Creating a virtual museum: digital gifting app Gift

Stepping into the main gallery at Brighton Museum is like entering an oasis of calm.

Couples talk in low voices as they pull open drawers and peer into cabinets. Teenagers whisper to their classmates to ask what they’re supposed to do here. Grandparents distract children with centuries worth of artefacts from the museum’s peculiar assembly of objects and paintings.

The challenge of Gift – how to use the idea of ‘virtual museums’ to extend the reach of museum collections – started with understanding some of the value that visitors find in coming to spaces like Brighton Museum. And some of the issues.

Kevin Bacon, Digital Manager at Brighton Museum, observes that whereas some digital projects envision adding to the museum experience, the issue for many visitors is already: ‘too much content’. In the context of a daily tide of app notifications and digital updates, one argument for the appeal of museums is the potential they offer for quiet focus; away from the attention seeking swell of people’s phones.

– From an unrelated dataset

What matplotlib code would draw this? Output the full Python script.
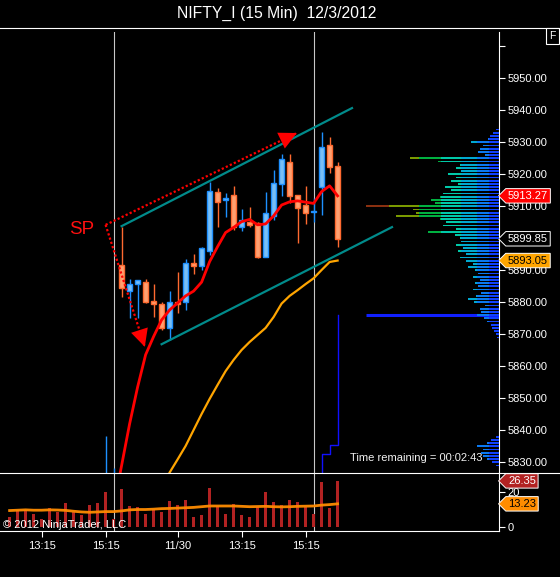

‘Selfie’ aware exhibits and even entire museums that set out to provide photogenic Instagram backdrops have become increasingly popular. In contrast, Gift was inspired by the research work of Leslie Fosh at the University of Nottingham. Fosh explored the more private practice of making personalised gifts for loved ones, and how this could transform the experience of visiting a gallery. Fosh experimented with a process of personally guiding visitors around a gallery; working with each visitor to combine music, instructions and text to create a highly personal interpretation of the exhibition for them to give to a friend or loved one.

Gift takes this model of focusing on the personal and attempts to translate this care and attention to the act of creating an experience to your phone; setting a steady pace, and guiding your attention.

In this shift to the personal, visitors are given a license to dispense with the unspoken orthodoxy of museums as sites of self-improvement; where the feeling that we should be learning something can overwhelm us with where to begin. Instead, Gift introduces a mission which is much closer to home; inviting visitors to ask of the artefacts: “Would this object be interesting to someone I love?”

Ironically, we’ve found that this focus on the personal can lead to a deeper relationship with the objects that are chosen. And even with ones that aren’t. One person testing a prototype of the app apologised for not creating a gift, having spent their time reading all the labels on the displays and reflecting on their relevance to the person they’d chosen.

Making Gift and seeing people use it at Brighton Museum has been a pleasure this year. We hope you have a chance to enjoy it too.